Forum Moderators: DixonJones
The raw log files also show these accesses from the domain and sub-domain (e.g., "www.evildomain.com/evilsubdomain/evilpage.html"). But (if I'm reading the records correctly) it shows a variety of different DNS source numbers (the DNS numbers at the end of the record), so I'm not sure what that's about. I've looked up the domain on WHOIS and it shows two server names but no DNS. How is that possible? If I could find a DNS I'd just use that.
I just added code in my .htaccess today to block that domain specifically from accessing graphics files, but I've had problems in the past trying to prevent hotlinking (too much or too little of a good thing) so I'm wary of it.
I'm also puzzled that the first try didn't keep them out. (See the sample code below.) Can anyone see where I went wrong and how these guys are still apparently getting through? Is it because the request is coming from a subdomain and I've only included the domain? Should I be including the subdomain in the code?
Here's the equivalent of the code I used in my first attempt. The second line is where I'm also blocking another DNS, and then I've put the hotlinking domain name in there:
order deny,allow
deny from 999.999.99.
deny from .evildomain.com
allow from all
Thanks for any help about this!
Starhugger
The accesses come from the end-user's web browser, not from the web site that is hot-linking to you.
The reason you know which site is hot-linking is that the browser is sending you a "referrer" field which tells you which site linked to your images. But blocking the referrer is going to do nothing for you. The DNS issues with the referring site, then, are moot.
There are solutions to this, which hopefully others can help you with. The solution is not, however, blocking the referrer.
You need something (most likely an Apache module) that will sit in front of all of your pages and screen for the offensive referrer. It will then either return a 404 error or a substitute image stating that the referrer has hot-linked to your images without permission.
See if the following set-up works a little better:
RewriteEngine on
RewriteCond %{HTTP_REFERER}!^$ RewriteCond %{HTTP_REFERER}!^72\.18\.130\.37.*$ [NC] RewriteCond %{HTTP_REFERER}!^64\.233\.161\.104.*$ [NC] RewriteCond %{HTTP_REFERER}!^64\.233\.167\.104.*$ [NC] RewriteCond %{HTTP_REFERER}!^http://okaytranslationsite.com/.*$ [NC] RewriteCond %{HTTP_REFERER}!^yourdomain.com.*$ [NC] RewriteCond %{HTTP_REFERER}!^friendlydomain.com.*$ [NC] RewriteCond %{HTTP_REFERER}!^forumyouposton.com.*$ [NC] RewriteRule .*\.(jpg¦gif)$ /hotlink.png [R,NC]

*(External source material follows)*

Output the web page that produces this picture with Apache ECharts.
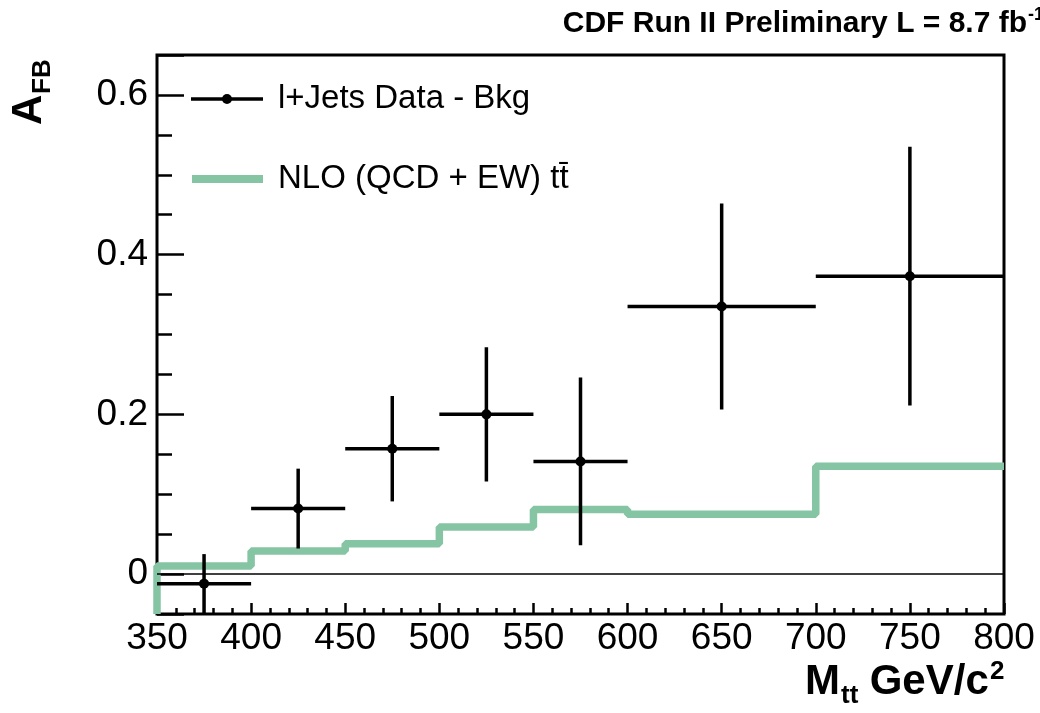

Of course, you'll want to replace the numeric IPs (for search-engine caches) and the faked URLs with the domain names and IPs that apply to your situation.
You can find lots of other information by searching for ".htaccess hotlink" (without the quote marks).
Eliz.
jtara wrote: The accesses come from the end-user's web browser, not from the web site that is hot-linking to you.
Oh okay, so that must be the different DNS's I'm seeing then. That would make sense that they show the origin of the viewer who accesses the hotlinking site.
I wonder why WHOIS doesn't show a DNS for that website though? I find that very strange.
Eliz/Stapel wrote: You're not wanting to block people from evildomain.com from accessing your site (that is, from following links to your site). You're wanting to block images from being served from domains other than what you specify.
Yes, that makes sense, and I think I see the subtle difference now. Actually, if "evilpeople" had bothered to include a link to my site along with the graphic, I might not mind so much. It's quite bizarre actually; the graphic they chose is one that's way in the basement of my site's directory system and is just a very vanilla navigation bar image that has nothing to do with their site topic. (?!) Weird! But I guess spam sites aren't trying to follow any logic other than making viewers bored enough to click on their ads.
Thanks for the sample code. I tried a similar code a few months back and found that the translation sites couldn't access my site either, and I don't want to block them. But I don't know how to track them all down and ensure that they all have access through the .htaccess, and I really don't have the time to research it right now. So I took the code off again.
I was trying to block specific domains/DNS's that have pages that hotlink to my graphics, instead of "everyone-except." I was under the impression that I could do that...? I'm sure I found a site recently that showed how to block GET requests from specific domains, but I couldn't find it in my links.
That other DNS that I'm blocking (in the sample code I posted) is a rather obnoxious bot that's been making the rounds lately. So far I haven't seen it trying to access my site since I put up the code. But it sounds like it's a totally different situation between a bot trying to crawl my site versus a site trying to serve my files remotely.
Starhugger
I nip the problem of hotlinked images in the bud by banning the various crawlers from indexing images via robots.txt. Firstly I ban my /images/ folder and then I ban the dedicated image/multimedia search bots so it looks like this (in part):
User-agent: *
Disallow: /images/
User-agent: ConveraMultiMediaCrawler
User-agent: Googlebot-Image
User-agent: psbot
User-agent: Web.Image.Collector
User-agent: Yahoo-MMCrawler
Disallow: /
You might need to submit your robots.txt to Google's removal service, or it could take a very long time for your graphics to expire from their index: [services.google.com:8882...]
Then, to deter those who found our images via visiting the website by normal means, I have placed anti-hotlinking mod_rewrite rules in the images directory, a little bit similar to stapel's (above). Specifically allowing translation services and SE caches.
starhugger said: I tried a similar code a few months back and found that the translation sites couldn't access my site either, and I don't want to block them.
RewriteCond %{HTTP_REFERER}!^http://babelfish.altavista.com/.*$ [NC] RewriteCond %{HTTP_REFERER}!^http://translate.google.com/.*$ [NC]
Then their users will be able to see the images in the translated page.
The same deal works with search-engine caches. If you don't mind being viewed in the caches (which often store the HTML but not the graphics), then put those IPs in the "exceptions" list.
And since legitimate sites (such as Google and Babelfish) will probably have more users, and more consistent IPs, than the spammer-scammer-scraper sites, it should be a lot easy to make "exceptions" for the "good guys" than to try to hunt down all the bad guys. At least, this has been my experience.
By the way, with respect to search-engine image-caches: People seem to think that, if it's in the image-cache, it's "fair game". I have had to block the image-bots in order to cut down on the plagiarism. If your images are custom-designed, you might want to do the same.
Eliz.